I recently attended the LITFINCON conference in Houston, Texas. This was my first in-person conference I attended in 2+ years, and it was a welcome breath of fresh Texas (blissfully warm) air.
The conference organizers (Siltstone Capital and Litigo Financial) did a great job of creating a diverse set of topics and finding great panelists. Speakers included funders, law firm partners, general counsel, brokers, investors and even judges. We covered a wide range of topics including the basics of litigation funding, litigation finance as a maturing asset class, the role of brokers, rise of secondary markets, and even the intersection of litigation funding with block chain. The stars of the show were probably the judicial panelists, including two federal judges from the Southern District of Texas, and a Texas state court judge. It’s unusual to get a view from the judiciary outside of the courtroom, let alone one on litigation finance, and this panel was particularly engaged and candid about their knowledge and impressions.
I attended the conference intending to be a student. What could I, a litigation funder, learn by getting away from my desk and particular perspective and hearing from others in the field? Turns out, plenty. Here’s what I learned:
1. There is Education Left to be Done
I’ve been a litigation finance professional for over six years now, and I’ve spent a good deal of time over these years providing education on litigation funding, whether it be through our catalog of articles like this one, speaking engagements, CLEs, or one-on-ones with various folks. I’ve seen perceptions and knowledge change significantly over that time. It’s now far less often that I encounter someone who hasn’t heard of litigation funding or the general way it works. But what I learned from the conference is that there is still plenty of education to be done.
The judicial panel in particular acknowledged little experience and familiarity with litigation finance.
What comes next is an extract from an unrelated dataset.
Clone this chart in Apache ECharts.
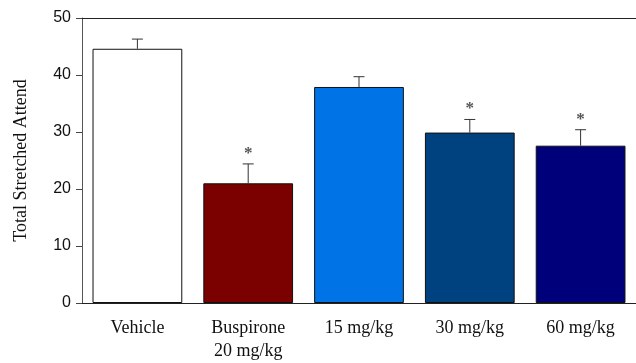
<!DOCTYPE html>
<html>
<head>
<meta charset="utf-8">
<script src="https://cdn.jsdelivr.net/npm/echarts@6/dist/echarts.min.js"></script>
<style>
  html, body { margin: 0; padding: 0; background: #fff; }
  #chart { width: 636px; height: 363px; }
</style>
</head>
<body>
<div id="chart"></div>
<script>
// values
const categories = ['Vehicle', 'Buspirone\n20 mg/kg', '15 mg/kg', '30 mg/kg', '60 mg/kg'];
const means = [44.6, 21.0, 37.9, 29.9, 27.6];
const errors = [1.7, 3.4, 1.8, 2.3, 2.8];
const significant = [false, true, false, true, true];
const barColors = ['#ffffff', '#7b0000', '#0073e6', '#00417f', '#00007b'];

const yMin = 0, yMax = 50, yStep = 10;

var myChart = echarts.init(document.getElementById('chart'));

var errData = means.map(function (m, i) { return [i, m, m + errors[i], significant[i] ? 1 : 0]; });

var option = {
  animation: false,
  grid: { left: 82, right: 0, top: 18, bottom: 59 },
  xAxis: [{
    type: 'category',
    data: categories,
    axisLine: { lineStyle: { color: '#222', width: 1 } },
    axisTick: { alignWithLabel: true, length: 5, lineStyle: { color: '#444' } },
    axisLabel: {
      color: '#111',
      fontFamily: 'Liberation Serif',
      fontSize: 18,
      lineHeight: 23,
      margin: 14
    }
  }, {
    type: 'category',
    position: 'top',
    data: categories,
    axisLine: { lineStyle: { color: '#222', width: 1 } },
    axisTick: { show: false },
    axisLabel: { show: false }
  }],
  yAxis: {
    type: 'value',
    min: yMin,
    max: yMax,
    interval: yStep,
    name: 'Total Stretched Attend',
    nameLocation: 'middle',
    nameGap: 52,
    nameTextStyle: { fontFamily: 'Liberation Serif', fontSize: 18, color: '#111' },
    axisLine: { show: true, lineStyle: { color: '#555' } },
    axisTick: { show: true, length: 6, lineStyle: { color: '#444' } },
    axisLabel: { color: '#111', fontFamily: 'Liberation Sans', fontSize: 16, margin: 11 },
    splitLine: { show: false }
  },
  series: [{
    type: 'bar',
    barWidth: '81%',
    data: means.map(function (v, i) {
      return { value: v, itemStyle: { color: barColors[i] } };
    }),
    itemStyle: { borderColor: '#111', borderWidth: 1 }
  }, {
    type: 'custom',
    data: errData,
    z: 5,
    renderItem: function (params, api) {
      var x = api.value(0);
      var lo = api.coord([x, api.value(1)]);
      var hi = api.coord([x, api.value(2)]);
      var half = 5.5;
      var children = [{
        type: 'line',
        shape: { x1: lo[0], y1: lo[1], x2: hi[0], y2: hi[1] },
        style: { stroke: '#333', lineWidth: 1 }
      }, {
        type: 'line',
        shape: { x1: hi[0] - half, y1: hi[1], x2: hi[0] + half, y2: hi[1] },
        style: { stroke: '#333', lineWidth: 1 }
      }];
      if (api.value(3)) {
        children.push({
          type: 'text',
          style: {
            text: '*',
            x: hi[0],
            y: hi[1] - 2,
            align: 'center',
            verticalAlign: 'bottom',
            fill: '#555',
            font: 'bold 17px "Liberation Serif"'
          }
        });
      }
      return { type: 'group', children: children };
    }
  }]
};

myChart.setOption(option);
window.addEventListener('resize', function () {
  myChart.resize();
});
</script>
</body>
</html>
While one judge had experience with a discovery dispute involving a funder, the other two had no experience adjudicating any issues related to funding and were not very familiar with the issues or evolving body of law relating to litigation funding (see here or here for example). All three judges were receptive to the purpose and utility of funding as it relates to improving access to justice, but more education of the judiciary will be needed.
Other speakers were similarly inexperienced (prior to preparing for the conference) regarding the contours of funding. One general counsel at a mid-cap public company expressed some surprise that the tool of litigation finance was not more frequently discussed with her outside counsel and peers. This surprised me given my perspective, but now that I reflect, most of the litigation finance savvy people I know (outside of the funders themselves) are law firm lawyers, which makes sense since they are more likely to be approached by funders, or have peers that have used it, or are part of a firm that has a designee who has focused on it. The next wave of education needs to be better focused on reaching in-house counsel. (If you are someone who needs more education, or wants to organize broader education, please reach out!).
2. The Litigation Finance Market and the Asset Class Are Maturing
As a lawyer turned investor, I’m still more comfortable talking legal arguments than finance. But I’ve learned a lot about finance in the six plus years I’ve been in the business, and this conference made crystal clear that litigation assets are now a legitimate asset class. Funders now include both former lawyers and finance professionals whose previous experience was with respect to other asset classes. Traditional institutions have created desks dedicated to investments in this space, either as brokers or investors. There are more institutional investors in the space and the investor class is widening as the amount of invested capital grows.
The space has other hallmarks of a maturing asset class, including steps being taken to create secondary markets, securitized offerings, insurance products, and even attempts to offer investment in litigation funding assets via the blockchain. The elements of a maturing market are there; but there is more to come.
3. There is a Growing Emphasis on Trusted Relationships
Law has always been a relationship-driven business, with a foundation of trust that must exist between lawyers and clients. In the early days of litigation finance, relationships between funders and lawyers were not premised on a history of working together or having credibility in the field and deals were more likely to happen between strangers. That has changed.
Now that the industry has developed, and there is more capital and more options for claimholders, as well as funders like Lake Whillans who have many years of experience and developed relationships, things have evolved. Throughout the conference, the theme of the importance of trust in the funder-claimholder-lawyer relationship emerged. Claimholders and their counsel don’t want to waste their time with a funder who isn’t serious or can’t close the deal or isn’t suited to understand the value in the asset. So a funder with a history of reliability and experience is a plus. Likewise, funders (like clients) want to work with lawyers who they trust to be candid in their assessments and can be both steady and resilient as the case progresses in ways that aren’t expected. Prior experience with the firm or lawyer is encouraging to the funder. Brokers in the space tout their ability to find trustworthy counterparts for both sides.
In my view, this is a good development for the industry, as the trust that is growing will only encourage and insure more successful deals.
I’m looking forward to upcoming conferences where litigation finance is discussed. There is more to learn and more to teach.